For each line below that includes the word "chart", make a copy.

Start of Data shown

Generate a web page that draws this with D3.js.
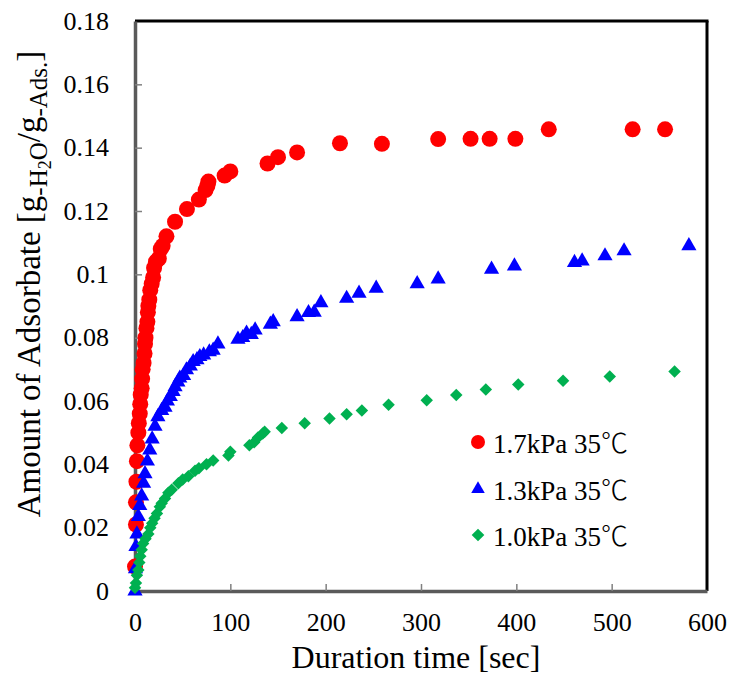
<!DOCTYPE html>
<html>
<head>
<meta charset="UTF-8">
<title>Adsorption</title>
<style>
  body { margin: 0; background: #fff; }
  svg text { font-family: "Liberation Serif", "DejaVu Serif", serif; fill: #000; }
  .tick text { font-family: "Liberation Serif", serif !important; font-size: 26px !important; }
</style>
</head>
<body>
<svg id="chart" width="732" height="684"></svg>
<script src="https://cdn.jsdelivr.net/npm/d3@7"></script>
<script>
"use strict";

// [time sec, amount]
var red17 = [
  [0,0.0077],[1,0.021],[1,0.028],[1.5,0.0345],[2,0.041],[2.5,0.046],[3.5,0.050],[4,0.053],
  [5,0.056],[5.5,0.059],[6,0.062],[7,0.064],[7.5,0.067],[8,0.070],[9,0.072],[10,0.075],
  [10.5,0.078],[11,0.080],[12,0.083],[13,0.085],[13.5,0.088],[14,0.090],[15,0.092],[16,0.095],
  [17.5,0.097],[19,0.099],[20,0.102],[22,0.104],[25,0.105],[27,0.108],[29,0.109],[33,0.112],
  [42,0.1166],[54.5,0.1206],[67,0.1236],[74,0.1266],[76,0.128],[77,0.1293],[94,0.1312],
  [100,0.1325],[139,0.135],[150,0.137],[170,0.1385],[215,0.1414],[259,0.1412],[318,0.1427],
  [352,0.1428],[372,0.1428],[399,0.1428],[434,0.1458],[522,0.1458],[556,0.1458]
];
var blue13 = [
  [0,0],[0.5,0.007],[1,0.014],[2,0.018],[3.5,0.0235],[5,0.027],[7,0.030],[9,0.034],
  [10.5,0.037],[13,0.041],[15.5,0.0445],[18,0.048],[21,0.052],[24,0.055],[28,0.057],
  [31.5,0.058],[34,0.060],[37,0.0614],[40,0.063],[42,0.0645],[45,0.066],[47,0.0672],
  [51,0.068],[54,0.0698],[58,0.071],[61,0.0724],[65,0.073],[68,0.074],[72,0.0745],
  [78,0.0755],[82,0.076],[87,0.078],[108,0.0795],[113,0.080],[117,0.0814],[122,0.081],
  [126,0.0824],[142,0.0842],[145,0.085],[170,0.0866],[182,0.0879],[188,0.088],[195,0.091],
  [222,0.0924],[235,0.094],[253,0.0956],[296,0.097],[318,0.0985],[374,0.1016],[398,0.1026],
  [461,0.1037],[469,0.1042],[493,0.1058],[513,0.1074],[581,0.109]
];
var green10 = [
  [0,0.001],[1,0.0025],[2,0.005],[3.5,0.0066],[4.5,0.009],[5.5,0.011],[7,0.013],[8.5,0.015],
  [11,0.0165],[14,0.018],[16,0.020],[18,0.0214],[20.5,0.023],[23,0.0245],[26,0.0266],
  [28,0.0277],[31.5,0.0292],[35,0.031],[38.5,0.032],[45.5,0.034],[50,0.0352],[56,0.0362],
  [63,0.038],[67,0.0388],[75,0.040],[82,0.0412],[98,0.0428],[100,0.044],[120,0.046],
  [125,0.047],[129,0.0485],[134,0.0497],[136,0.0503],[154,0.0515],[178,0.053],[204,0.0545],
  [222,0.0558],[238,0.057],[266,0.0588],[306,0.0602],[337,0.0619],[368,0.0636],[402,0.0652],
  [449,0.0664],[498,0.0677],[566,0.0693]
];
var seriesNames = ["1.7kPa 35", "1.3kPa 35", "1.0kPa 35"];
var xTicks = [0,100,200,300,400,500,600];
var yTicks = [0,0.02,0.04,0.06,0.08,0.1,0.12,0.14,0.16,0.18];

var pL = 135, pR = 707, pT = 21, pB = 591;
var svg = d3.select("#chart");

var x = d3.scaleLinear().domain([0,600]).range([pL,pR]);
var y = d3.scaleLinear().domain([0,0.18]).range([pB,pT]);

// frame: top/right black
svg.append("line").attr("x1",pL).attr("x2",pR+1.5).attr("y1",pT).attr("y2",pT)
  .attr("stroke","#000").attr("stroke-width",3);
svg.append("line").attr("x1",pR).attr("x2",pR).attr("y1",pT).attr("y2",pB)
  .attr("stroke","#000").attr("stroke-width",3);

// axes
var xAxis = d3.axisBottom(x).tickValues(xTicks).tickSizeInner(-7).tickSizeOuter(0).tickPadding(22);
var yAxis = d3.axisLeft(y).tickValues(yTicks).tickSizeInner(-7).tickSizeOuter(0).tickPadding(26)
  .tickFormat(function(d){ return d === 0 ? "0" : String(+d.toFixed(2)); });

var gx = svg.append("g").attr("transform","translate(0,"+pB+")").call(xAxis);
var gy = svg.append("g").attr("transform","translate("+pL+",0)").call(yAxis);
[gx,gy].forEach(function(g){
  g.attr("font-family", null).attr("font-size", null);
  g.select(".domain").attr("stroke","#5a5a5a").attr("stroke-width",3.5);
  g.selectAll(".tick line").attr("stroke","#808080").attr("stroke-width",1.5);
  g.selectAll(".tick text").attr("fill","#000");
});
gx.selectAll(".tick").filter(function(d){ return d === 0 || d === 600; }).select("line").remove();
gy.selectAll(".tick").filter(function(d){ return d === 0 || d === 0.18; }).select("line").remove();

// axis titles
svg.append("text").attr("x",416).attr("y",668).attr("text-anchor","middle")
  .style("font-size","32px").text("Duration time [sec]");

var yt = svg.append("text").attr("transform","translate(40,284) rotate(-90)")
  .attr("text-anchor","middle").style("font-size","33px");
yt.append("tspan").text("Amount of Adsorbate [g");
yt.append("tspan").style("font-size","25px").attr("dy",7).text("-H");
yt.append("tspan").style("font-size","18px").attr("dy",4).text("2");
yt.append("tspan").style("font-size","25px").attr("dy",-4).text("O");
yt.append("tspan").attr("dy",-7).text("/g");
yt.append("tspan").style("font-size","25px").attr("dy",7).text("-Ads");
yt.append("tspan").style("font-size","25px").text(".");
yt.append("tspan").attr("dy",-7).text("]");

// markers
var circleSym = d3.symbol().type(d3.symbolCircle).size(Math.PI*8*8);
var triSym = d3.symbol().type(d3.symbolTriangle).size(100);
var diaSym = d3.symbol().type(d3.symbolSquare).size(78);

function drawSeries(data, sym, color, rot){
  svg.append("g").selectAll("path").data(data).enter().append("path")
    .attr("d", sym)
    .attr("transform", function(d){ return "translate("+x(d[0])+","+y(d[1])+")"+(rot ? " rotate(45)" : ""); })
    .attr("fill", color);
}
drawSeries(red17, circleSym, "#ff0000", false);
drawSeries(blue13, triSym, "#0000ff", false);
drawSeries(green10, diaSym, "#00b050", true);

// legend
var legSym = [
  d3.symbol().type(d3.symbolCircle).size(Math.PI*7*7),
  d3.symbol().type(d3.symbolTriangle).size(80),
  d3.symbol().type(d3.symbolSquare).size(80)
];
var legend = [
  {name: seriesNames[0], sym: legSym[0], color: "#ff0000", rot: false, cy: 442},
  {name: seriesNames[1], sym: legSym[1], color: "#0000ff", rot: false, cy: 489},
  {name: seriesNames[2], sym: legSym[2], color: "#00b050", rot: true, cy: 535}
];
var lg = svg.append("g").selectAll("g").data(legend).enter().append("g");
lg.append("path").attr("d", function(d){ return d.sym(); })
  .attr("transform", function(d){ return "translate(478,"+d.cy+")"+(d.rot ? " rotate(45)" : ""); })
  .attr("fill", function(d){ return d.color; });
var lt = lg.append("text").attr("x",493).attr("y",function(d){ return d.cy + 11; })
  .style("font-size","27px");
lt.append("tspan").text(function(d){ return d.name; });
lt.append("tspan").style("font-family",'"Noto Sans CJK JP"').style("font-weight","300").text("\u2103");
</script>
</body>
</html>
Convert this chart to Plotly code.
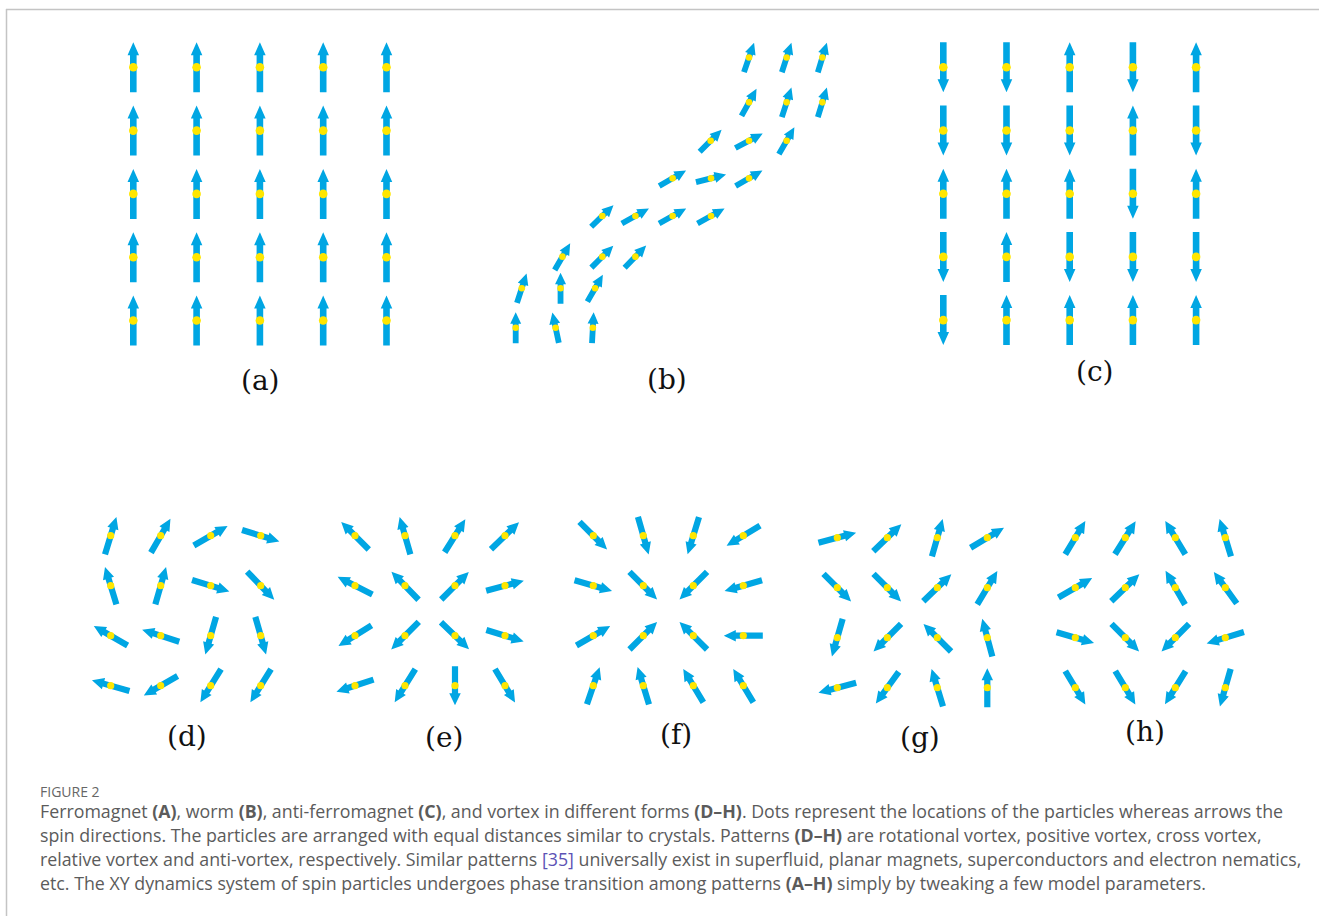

End of Data shown

_Expected answer_
<svg id="chart" width="732" height="684"></svg>
var svg = d3.select("#chart");
Convert this chart to Plotly code.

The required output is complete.